In this way, the members of the Congregation were invited to have recourse to Saint Joseph in times of joy, but in times of sorrow as well: sickness, problems in the apostolate, poverty in the missions, etc. The reasons for this trust are the excellence of our holy patron, his holiness, his power, his role as foster father of Jesus, his union with Mary, in a word the admirable role he was assigned.

Saint Joseph was seen as a special patron and the choice model for the Oblate brothers. Father Louis Soullier, the Assistant General, explained: “We can call them what the Church called Saint Joseph: faithful and prudent men, truly worthy of our confidence and of being set over the temporal affairs of the house of God.” [13]

Observances and customs

Under the impetus of such a devotion, the patronage of Saint Joseph took on a variety of concrete forms with various customs and many prayers. Consequently, we presently have some hundred houses, institutions or missions that bear Saint Joseph’s name. But it is especially people who are placed under his protection: “Very early on, candidates to the Oblate way of life are called to cultivate a special devotion to Saint Joseph. The Oblate prayer book used in minor seminaries published in 1891 contains no less than twenty-eight pages on devotion to Saint Joseph, prayers of all kinds and for all circumstances […] The same is true for novices and scholastics. The different directories for novitiates and scholasticates devoted one or two paragraphs to devotion to Saint Joseph.” [14]

For Oblates in general, exercises of piety in honor of Saint Joseph were set down in the various editions of the Oblate Prayerbook. This consisted of prayers before and after Mass, litanies after recitation of the rosary, the visit to Saint Joseph after that of the Blessed Sacrament and the Blessed Virgin as well as prayers addressed to them at evening prayer, commemoration at Mass and in the Divine Office for feasts of the Blessed Virgin, as well as in the consecration to the Blessed Virgin and in the course of pious exercises of the month of the rosary, then the celebration of the month of Saint Joseph, and finally, various prayers provided for special circumstances.

Preaching and Publications

Such a devotion must necessarily have been evident in preaching and in the written word. However, it is rather difficult to research the amount of preaching done because we have very little preserved for us except for manus kept in archives. [15] It is appropriate here to point out various homiletic helps published by Oblates as resources for preachers in the course of the liturgical year, helps which grant Saint Joseph his rightful place. Among others, one can mention: Service de l’homilétique, published in French from Saint Paul University, Gottes Wort im Kirchenjahr, in German founded by Father Bernard Willenbrink, as well as The ABC Catechism: a Method of Adult Religious Instruction by Father John W. Mole, in English.

Strictly theological or historical works on Saint Joseph published by Oblates are few in number. One can point to various months of devotion to Saint Joseph in the language of the people being evangelized, articles on the veneration of Saint Joseph as well as some chapters on this theme in works of spirituality and books of meditations.
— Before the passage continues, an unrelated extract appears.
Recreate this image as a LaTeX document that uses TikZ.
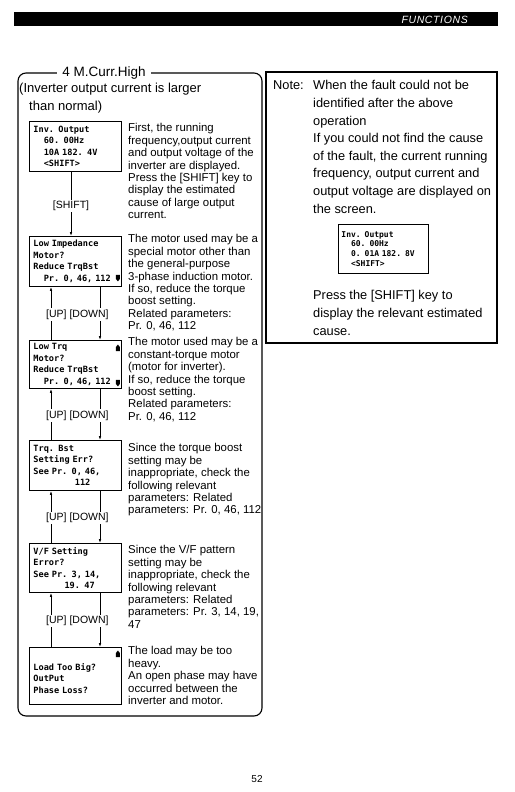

But it is especially by means of publications on the popular level, parish bulletins, and annals of pilgrim sites that the desire to spread devotion to Saint Joseph manifest themselves.

After Vatican II

One cannot but notice a certain shift of emphasis in recent years, especially after Vatican II. It was the desire of liturgical reform in particular to center everything on Christ. Veneration for the saints fittingly took a secondary place. A danger does exist, however, to have the liturgy rule everything in such a way that there is no place left for flexible forms of piety. It will take some time to achieve a balance. As Marialis Cultus has reminded us [16], that is true of Marian devotion as well. All the more is this true for devotion to the other saints, even for the great and humble Saint Joseph. Here, once again, the Congregation wants to be an integral part of the Church. Its Christocentric spirituality, inherited from its Father and Founder, is open to all contexts of the life of the Church and of the world.